By Lyndsie Kiebert
Reader Staff
When the Memorial Community Center applied for a grant through the Spokane Teachers Credit Union to cover the cost of new flooring in early spring 2020, there was no way of knowing the impact that the COVID-19 pandemic would have on the year ahead.
Once the shutdowns began and reality sunk in, MCC Chairperson Dawn Brinker said the board didn’t hold out much hope for the flooring grant.
“We thought, ‘Oh, we’re probably not going to get it because there’s greater needs probably,’” Brinker said, “and at the time they couldn’t give us the grant, so we thought it was all over.”
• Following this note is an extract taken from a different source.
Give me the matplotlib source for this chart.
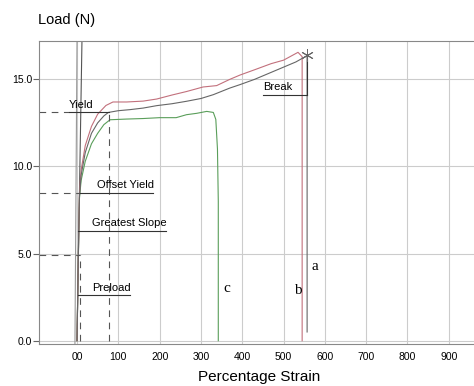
import matplotlib
matplotlib.use("Agg")
import matplotlib.pyplot as plt

plt.rcParams['font.family'] = ['Liberation Sans', 'DejaVu Sans']

# curve a (dark grey), curve b (red), curve c (green)
strain_a = [0, 2, 4, 6, 10, 20, 35, 50, 65, 76, 100, 128, 160, 193, 230, 265,
            300, 330, 370, 395, 430, 470, 500, 530, 557, 557]
load_a = [0, 3, 6, 8.3, 9.5, 10.8, 11.9, 12.5, 12.9, 13.1, 13.2, 13.26, 13.35,
          13.49, 13.6, 13.74, 13.9, 14.12, 14.5, 14.7, 15.0, 15.4, 15.7, 16.0,
          16.36, 0.5]

strain_b = [0, 2, 4, 6, 10, 20, 35, 50, 70, 87, 120, 160, 193, 230, 265, 305,
            338, 370, 395, 430, 470, 500, 535, 545, 545]
load_b = [0, 3, 6, 8.5, 9.8, 11.2, 12.3, 13.0, 13.5, 13.7, 13.7, 13.75, 13.87,
          14.1, 14.3, 14.56, 14.64, 15.0, 15.25, 15.55, 15.9, 16.1, 16.55, 16.3, 0]

strain_c = [0, 2, 4, 6, 10, 20, 35, 50, 65, 80, 120, 160, 200, 240, 265, 290,
            314, 330, 336, 340, 342, 342]
load_c = [0, 3, 6, 8.2, 9.2, 10.3, 11.3, 11.9, 12.4, 12.68, 12.72, 12.75, 12.8,
          12.8, 12.97, 13.05, 13.16, 13.1, 12.7, 11, 8, 0]

x_ticks = [0, 100, 200, 300, 400, 500, 600, 700, 800, 900]
x_labels = ['00', '100', '200', '300', '400', '500', '600', '700', '800', '900']
y_ticks = [0, 5, 10, 15]
y_labels = ['0.0', '5.0', '10.0', '15.0']

yield_pt = (77, 13.1)
offset_yield = (7, 8.5)
slope_pt = (3, 6.3)
preload_pt = (3, 2.6)
low_pt = (7, 4.9)
break_pt = (557, 16.4)

fig = plt.figure(figsize=(4.74, 3.86), dpi=100)
ax = fig.add_axes([39 / 474, 1 - 344 / 386, 1 - 39 / 474, 303 / 386])
xmin, xmax = -92, 961
ax.set_xlim(xmin, xmax)
ax.set_ylim(-0.19, 17.2)

ax.set_xticks(x_ticks)
ax.set_xticklabels(x_labels)
ax.set_yticks(y_ticks)
ax.set_yticklabels(y_labels)
ax.tick_params(axis='x', length=0, labelsize=7.5, pad=6)
ax.tick_params(axis='y', length=4, labelsize=7.5, color='#666666', pad=1)
ax.grid(True, color='#cccccc', lw=0.8)
ax.set_axisbelow(True)
for s in ['left', 'top', 'bottom']:
    ax.spines[s].set_color('#888888')
    ax.spines[s].set_linewidth(0.8)
ax.spines['right'].set_visible(False)

# slope lines near origin
ax.plot([-5, 0], [-0.2, 17.2], color='#999999', lw=0.8)
ax.plot([0, 12], [0, 17.2], color='#555555', lw=0.8)

ax.plot(strain_c, load_c, color='#5a9e5a', lw=0.8)
ax.plot(strain_b, load_b, color='#c2707c', lw=0.8)
ax.plot(strain_a, load_a, color='#666666', lw=0.8)

dash = dict(color='#555555', lw=0.8, ls=(0, (6, 5)))
solid = dict(color='#333333', lw=0.8)
fs = 8

# yield
ax.plot([xmin, -19], [yield_pt[1]] * 2, **dash)
ax.plot([-19, yield_pt[0]], [yield_pt[1]] * 2, **solid)
ax.plot([78, 78], [0, yield_pt[1]], **dash)
ax.text(-19, yield_pt[1] + 0.15, 'Yield', fontsize=fs, va='bottom')

# offset yield
ax.plot([xmin, offset_yield[0]], [offset_yield[1]] * 2, **dash)
ax.plot([offset_yield[0], 184], [offset_yield[1]] * 2, **solid)
ax.text(48, offset_yield[1] + 0.15, 'Offset Yield', fontsize=fs, va='bottom')

# greatest slope
ax.plot([slope_pt[0], 216], [slope_pt[1]] * 2, **solid)
ax.text(36, slope_pt[1] + 0.15, 'Greatest Slope', fontsize=fs, va='bottom')

ax.plot([xmin, low_pt[0]], [low_pt[1]] * 2, **dash)
ax.plot([low_pt[0]] * 2, [0, low_pt[1]], **dash)

# preload
ax.plot([preload_pt[0], 128], [preload_pt[1]] * 2, **solid)
ax.text(36, preload_pt[1] + 0.15, 'Preload', fontsize=fs, va='bottom')

# break
ax.plot([450, break_pt[0]], [14.1, 14.1], **solid)
ax.plot([break_pt[0]] * 2, [14.1, break_pt[1]], **solid)
ax.plot([break_pt[0]], [break_pt[1]], marker=(6, 2, 0), ms=9, mew=0.7,
        color='#666666')
ax.text(450, 14.25, 'Break', fontsize=fs, va='bottom')

serif = dict(family=['Liberation Serif', 'DejaVu Serif'], fontsize=11)
ax.text(576, 4.25, 'a', ha='center', va='center', **serif)
ax.text(535, 2.9, 'b', ha='center', va='center', **serif)
ax.text(363, 2.97, 'c', ha='center', va='center', **serif)

fig.text(38 / 474, 1 - 20 / 386, 'Load (N)', fontsize=10.5, va='center')
fig.text(259 / 474, 1 - 377 / 386, 'Percentage Strain', fontsize=11,
         ha='center', va='center')

fig.savefig('out.png', dpi=100)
That is, until STCU representatives requested a video conference earlier this month to “talk about the grant,” Brinker said. During that meeting, STCU surprised MCC board members with a Christmas gift of $15,000.
“We were quite surprised and ecstatic about it,” Brinker said.
In a recorded version of the conference that Brinker shared with the Reader, the excitement is apparent in both Brinker and MCC board member and grant writer Delores Matthews as STCU officials share the happy news and display the oversized check.
“You don’t know what that means to us,” Matthews says in the video.
Brinker said the funds will go toward new flooring on the first floor of the community center. She said she suspects the current flooring is original, from when the building was erected in the 1980s.
The Memorial Community Center is home to the Hope Preschool, and also serves as a gathering place for clubs, exercise classes and AA meetings. The facility can also be rented for events, and is known for its Christmas Giving and scholarship programs.
Despite the COVID-19 pandemic creating uncertainty for many nonprofits, Brinker said people have remained enthusiastic about supporting Hope’s community center.
“We’ve been working to keep everybody engaged … and the community has responded really generously, and we’ve just been really happy about that,” she said.